### The records

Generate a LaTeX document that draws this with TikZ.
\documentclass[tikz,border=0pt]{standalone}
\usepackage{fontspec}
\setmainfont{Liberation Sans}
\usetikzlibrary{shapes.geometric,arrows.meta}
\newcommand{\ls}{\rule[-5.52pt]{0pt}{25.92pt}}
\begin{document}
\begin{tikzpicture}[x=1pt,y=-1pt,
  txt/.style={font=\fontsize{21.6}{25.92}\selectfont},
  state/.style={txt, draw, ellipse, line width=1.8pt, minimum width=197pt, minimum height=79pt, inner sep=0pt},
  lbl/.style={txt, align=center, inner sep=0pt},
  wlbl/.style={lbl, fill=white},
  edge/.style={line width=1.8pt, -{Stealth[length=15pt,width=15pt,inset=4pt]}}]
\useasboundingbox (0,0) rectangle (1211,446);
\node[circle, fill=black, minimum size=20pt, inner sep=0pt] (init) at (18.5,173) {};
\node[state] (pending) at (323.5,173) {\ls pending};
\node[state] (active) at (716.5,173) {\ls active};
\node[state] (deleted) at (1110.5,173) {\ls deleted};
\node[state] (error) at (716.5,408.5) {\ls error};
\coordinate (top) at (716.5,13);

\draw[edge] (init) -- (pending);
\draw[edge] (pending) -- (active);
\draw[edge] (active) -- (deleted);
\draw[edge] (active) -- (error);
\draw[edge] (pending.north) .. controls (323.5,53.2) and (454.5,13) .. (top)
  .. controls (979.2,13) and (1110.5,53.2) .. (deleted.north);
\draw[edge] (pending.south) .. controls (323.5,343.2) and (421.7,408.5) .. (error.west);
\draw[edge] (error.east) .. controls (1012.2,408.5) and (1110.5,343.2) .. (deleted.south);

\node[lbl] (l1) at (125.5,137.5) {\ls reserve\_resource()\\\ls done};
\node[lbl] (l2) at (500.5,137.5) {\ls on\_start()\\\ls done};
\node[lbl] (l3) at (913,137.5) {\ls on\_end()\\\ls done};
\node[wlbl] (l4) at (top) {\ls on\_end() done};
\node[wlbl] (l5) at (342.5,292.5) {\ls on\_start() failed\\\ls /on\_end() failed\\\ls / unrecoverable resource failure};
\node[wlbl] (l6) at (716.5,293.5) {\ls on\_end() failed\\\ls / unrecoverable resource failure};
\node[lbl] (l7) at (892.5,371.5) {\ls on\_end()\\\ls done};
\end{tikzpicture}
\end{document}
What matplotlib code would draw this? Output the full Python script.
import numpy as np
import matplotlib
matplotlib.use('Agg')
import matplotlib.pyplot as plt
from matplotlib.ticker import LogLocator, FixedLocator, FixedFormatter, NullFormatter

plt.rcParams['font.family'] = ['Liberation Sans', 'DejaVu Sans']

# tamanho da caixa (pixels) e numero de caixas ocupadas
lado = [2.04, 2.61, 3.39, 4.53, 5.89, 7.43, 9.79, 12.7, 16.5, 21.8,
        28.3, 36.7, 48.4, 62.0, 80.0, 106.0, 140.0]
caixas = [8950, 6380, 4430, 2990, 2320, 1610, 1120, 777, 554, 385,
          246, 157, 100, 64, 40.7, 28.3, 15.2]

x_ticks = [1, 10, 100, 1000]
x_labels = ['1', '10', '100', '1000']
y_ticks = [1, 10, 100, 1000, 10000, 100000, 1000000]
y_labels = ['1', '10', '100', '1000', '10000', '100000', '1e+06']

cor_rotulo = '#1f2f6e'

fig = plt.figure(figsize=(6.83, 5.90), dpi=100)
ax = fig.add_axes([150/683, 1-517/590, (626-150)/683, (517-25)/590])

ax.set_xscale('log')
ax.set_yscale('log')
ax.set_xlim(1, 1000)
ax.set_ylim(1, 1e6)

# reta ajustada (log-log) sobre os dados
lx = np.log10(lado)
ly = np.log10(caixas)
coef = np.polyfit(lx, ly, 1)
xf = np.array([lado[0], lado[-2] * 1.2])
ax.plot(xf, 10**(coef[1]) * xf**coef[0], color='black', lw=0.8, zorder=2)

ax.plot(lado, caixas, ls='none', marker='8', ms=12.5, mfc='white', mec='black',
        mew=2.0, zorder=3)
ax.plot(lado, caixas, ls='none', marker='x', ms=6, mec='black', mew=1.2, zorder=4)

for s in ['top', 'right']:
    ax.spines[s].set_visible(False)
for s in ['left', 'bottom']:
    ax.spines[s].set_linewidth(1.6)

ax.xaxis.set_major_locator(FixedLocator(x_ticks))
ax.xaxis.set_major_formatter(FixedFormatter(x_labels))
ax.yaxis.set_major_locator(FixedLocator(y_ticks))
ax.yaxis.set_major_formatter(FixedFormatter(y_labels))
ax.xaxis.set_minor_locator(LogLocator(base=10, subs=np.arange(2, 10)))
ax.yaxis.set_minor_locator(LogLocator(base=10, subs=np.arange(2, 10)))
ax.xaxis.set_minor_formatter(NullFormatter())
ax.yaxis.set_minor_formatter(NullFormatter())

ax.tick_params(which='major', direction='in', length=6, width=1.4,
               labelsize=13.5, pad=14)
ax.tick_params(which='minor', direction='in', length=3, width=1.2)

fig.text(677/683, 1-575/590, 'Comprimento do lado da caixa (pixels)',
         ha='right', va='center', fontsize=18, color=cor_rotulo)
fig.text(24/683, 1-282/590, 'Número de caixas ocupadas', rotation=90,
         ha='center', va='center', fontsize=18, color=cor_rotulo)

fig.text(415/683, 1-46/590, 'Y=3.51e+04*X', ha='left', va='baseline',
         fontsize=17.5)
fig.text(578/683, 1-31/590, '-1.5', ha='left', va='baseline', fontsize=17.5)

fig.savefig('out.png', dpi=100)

######

What the task requires = Give only the number of lines in the records that contain the string "this".

Solution to the exercise = 2